REPUBLIC DAY 2002 is being observed against a disturbing backdrop that cannot be obscured by all the pomp and grandeur of the occasion. Over the years, the Day has come to acquire an increasingly aggressive martial overtone and the scaling down of the martial display during this year’s parade is therefore itself bound to be treated as a statement of crisis facing the republic. But more than the scale of display, the people are now bothered about the very integrity of the Indian Army. Enough skeletons have tumbled out of the military cupboard in recent months to make the nation sit up and take a fresh look at the holy cow called our defence establishment.
Scams like the Bofors and HDW submarine deals that shocked and stirred the whole nation’s conscience a decade ago would today appear to be mere peanuts. This country had never seen or heard about scams more shocking than Tehelka and the coffin scam and other acts of theft unearthed by the CAG. And this sense of discomfort can only be reinforced by the growing strategic proximity between New Delhi, Washington and Tel Aviv.
The scourge of terrorism, as symbolised by the dastardly attacks of December 13 and January 22, is certainly a major challenge facing the republic. But terrorism per se, is not a new problem for India. After all, this country has experienced major political assassinations and a whole series of terrorist onslaughts. If the republic has managed to survive these scars, it is only because at the end of the day the resilience of the secular democratic potential of India as a modern republic has always proved stronger.

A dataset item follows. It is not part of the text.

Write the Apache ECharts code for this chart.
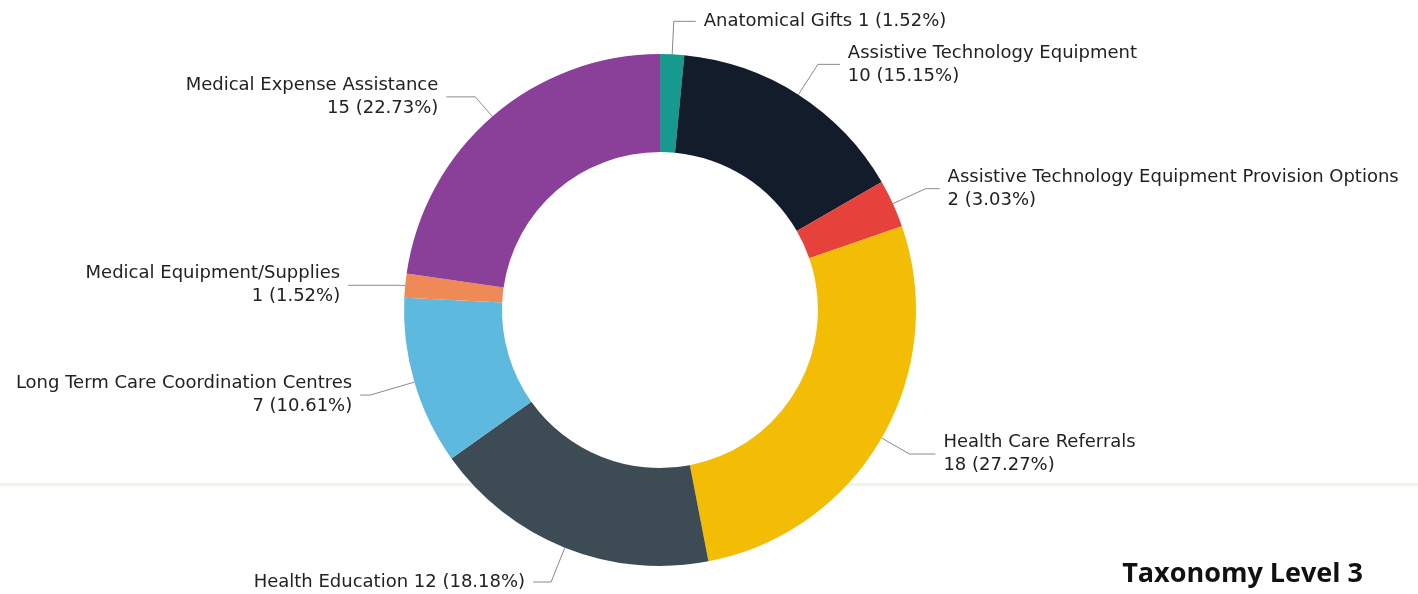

What has however aggravated the problem of terrorism in this country in recent years is the fact that the forces in power are now themselves practitioners and perpetrators of terror. Terror has paved the way to political success and, as they say, nothing succeeds like success. The man who held this entire country to ransom by spreading sheer terror, sectarian strife and communal venom through his infamous ‘rathyatra’ is now waxing eloquent against terrorism. And the saffron goons once again threaten to impose their blood-soaked Ayodhya agenda on the country on the eve of the crucial Assembly elections in Uttar Pradesh. It is this combination of saffron terrorism and state terrorism which has provided the most fertile ground for all other kinds of terrorism.
New Delhi’s growing strategic dependence on Washington is bound to make India even more vulnerable to the terrorist challenge. If part of the terror the US has always sponsored and sold in other parts of the world has now begun to find its way back to the symbols of American power right on the American soil, India must realise the futility of seeking security in the American shadow. Yet India is making precisely this blunder by trying to acquire the status of America’s most trusted and loyal ally against terrorism. This only amounts to mortgaging our diplomatic independence and initiative to the world’s biggest promoter and peddler of terror while incurring the collective wrath of all anti-US terrorist networks.
The growth of the Indian republic on a sound secular-democratic foundation has always been threatened by the ugly baggage of the colonial-communal politics of divide and rule. Historically, the Sangh Parivar has been the biggest carrier of this baggage and today it is trying to unload it on all spheres of Indian state and society. It is rendering India more fractious and feeble in all vital internal respects while the country is being forced to suffer greater humiliation and isolation in all relevant international fora. Only a determined drive of desaffronisation can save the republic from this disastrous course and enable it to wage and win its real war of survival and growth.